This work addresses the high computational cost of existing diffusion models in Bayesian inverse problems, which typically rely on vector-Jacobian products during inference. To overcome this limitation, the authors propose a lightweight likelihood surrogate that enables zero-shot guidance of pre-trained diffusion models for conditional sampling—without requiring backpropagation or gradient computation through the denoising network. This approach achieves, for the first time, gradient-free zero-shot diffusion guidance, substantially reducing computational overhead while maintaining competitive performance. Empirical results across multiple inverse problem benchmarks demonstrate that the method attains Pareto-optimal trade-offs between speed and accuracy, establishing it as the current state-of-the-art solution in both efficiency and performance.

Pretrained diffusion models serve as effective priors for Bayesian inverse problems. These priors enable zero-shot generation by sampling from the conditional distribution, which avoids the need for task-specific retraining. However, a major limitation of existing methods is their reliance on surrogate likelihoods that require vector-Jacobian products at each denoising step, creating a substantial computational burden.

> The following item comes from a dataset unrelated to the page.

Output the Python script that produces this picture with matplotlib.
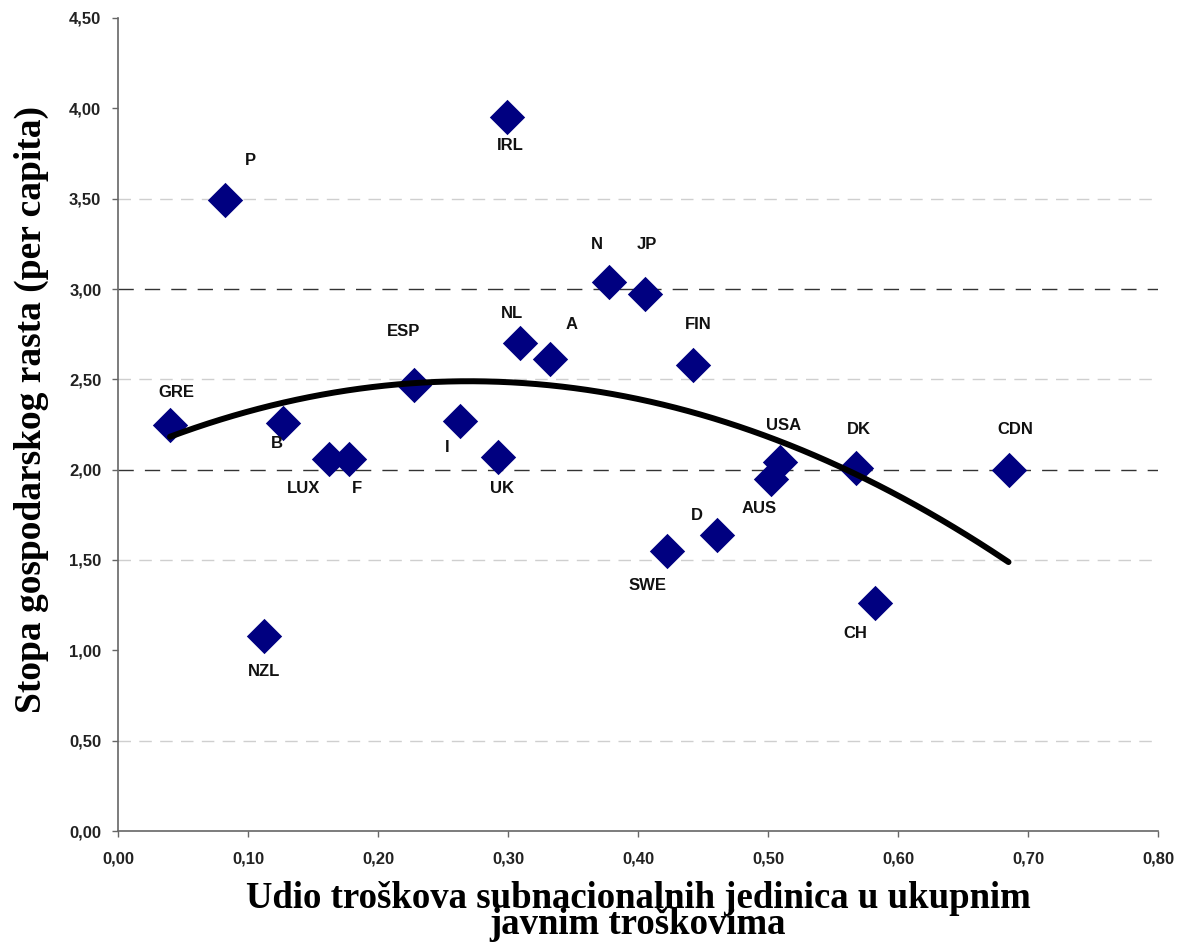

To address this, we introduce a lightweight likelihood surrogate that eliminates the need to calculate gradients through the denoiser network. This enables us to handle diverse inverse problems without backpropagation overhead. Experiments confirm that using our method, the inference cost drops dramatically. At the same time, our approach delivers the highest results in multiple tasks. Broadly speaking, we propose the fastest and Pareto optimal method for Bayesian inverse problems.